When you assess the risks of a project, you should ask yourself the following questions.
- If X happens, how will it affect the budget?
- If Y happens, how badly will it delay the timeline?
- If Z happens, how will it affect the overall team’s ability to deliver on what was agreed upon in the contract?
One of the hundreds of examples, one might be that you have an older piece of essential equipment necessary to complete the job. What happens if it goes out? Will it be within your budget to replace it? How long would replacing/repairing it delay the project? Can your team get the job done without it?
Quantitative risk analysis
Trying to think of everything that can possibly go wrong on a construction project internally and externally can make your head spin. It’s incredibly tedious and time consuming, yet necessary. It’s why there’s an entire industry dedicated to it.
Quantitative risk analysis is, for the most part, subjective. Many small business owners can’t afford to hire risk management firms to do this work for them, which is fine.
If you’re assessing the risks of a given project, rely on your knowledge and experience to think of everything that could potentially go wrong. After you have them on paper, rank them by likelihood of happening and their consequence.
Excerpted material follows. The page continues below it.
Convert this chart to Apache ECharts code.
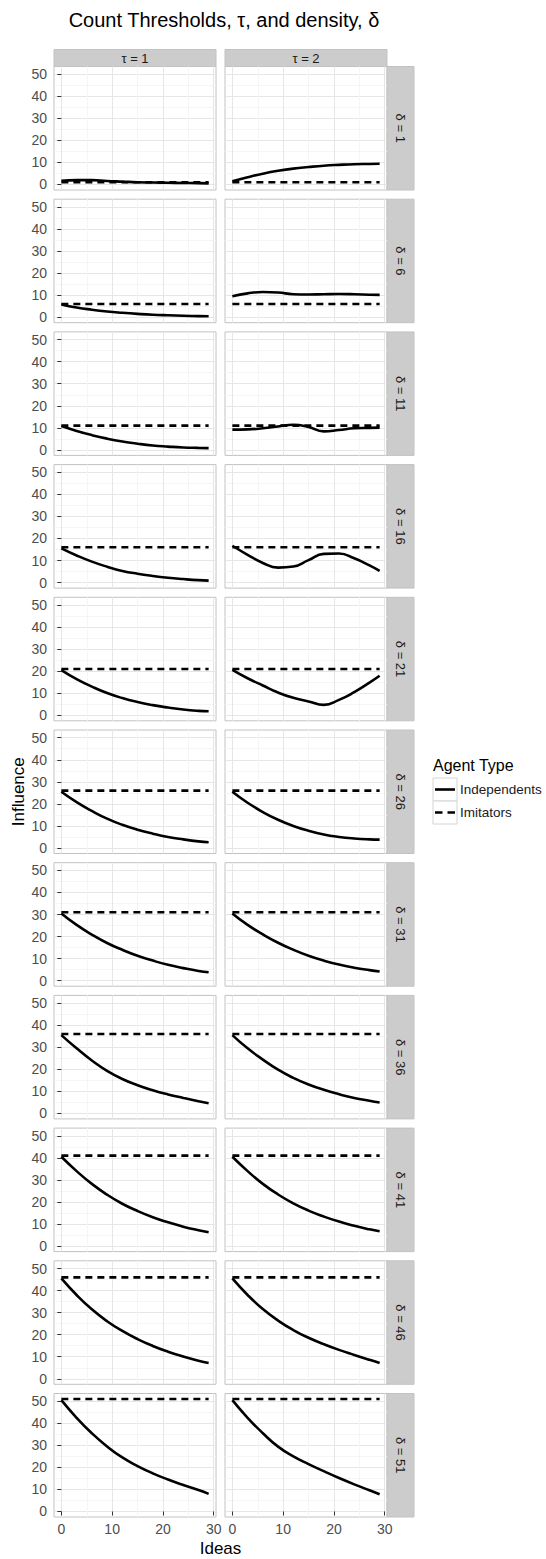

Typical construction risk is the severe injury or death of a worker. Although it might not significantly affect the timeline or performance of the project, the financial consequences could be astronomical.
Qualitative risk analysis
Qualitative risk analysis is more challenging to perform because it’s based on actual data. Many small businesses don’t record workplace incidents in as great of detail as they should. However, to get an accurate qualitative risk analysis, you should do so.
Once you list your project’s risks, you then assign a percentage likelihood they will happen based on past data. Doing this allows you to more accurately mitigate, manage, and plan contingencies for them.
An example could be that materials were stolen from your work site at the last 7 out of 10 projects. That means there’s a 70% chance of that happening again, and there should be systems in place to prevent this. There should also be contingency funds included in the budget to replace the materials in the event it happens again.
Once you assess the project’s risks, you must mitigate, monitor, and plan for them. First, it’s essential to be clear about who is in charge of managing which risks. A sole construction manager or contractor is too busy to do it alone. Risk management responsibilities should be delegated to all construction team members, not only to make it more manageable but also to reiterate its importance.
Standard procedures, systems, and other rules should be in place to mitigate all risks. It’s also on managers to monitor and audit those systems and to ensure they’re followed and are effective. Finally, if something still goes wrong, there should be a documented plan of action to hedge the damage it could cause.
It’s impossible to plan for every little thing that can go wrong on a construction site, but that doesn’t mean you shouldn’t try. Construction risk management plans allow you and your team to perform more confidently through strategies that provide a safer, efficient, and more consistent workplace. In the end, taking the time to assess construction risks will make your construction business more profitable.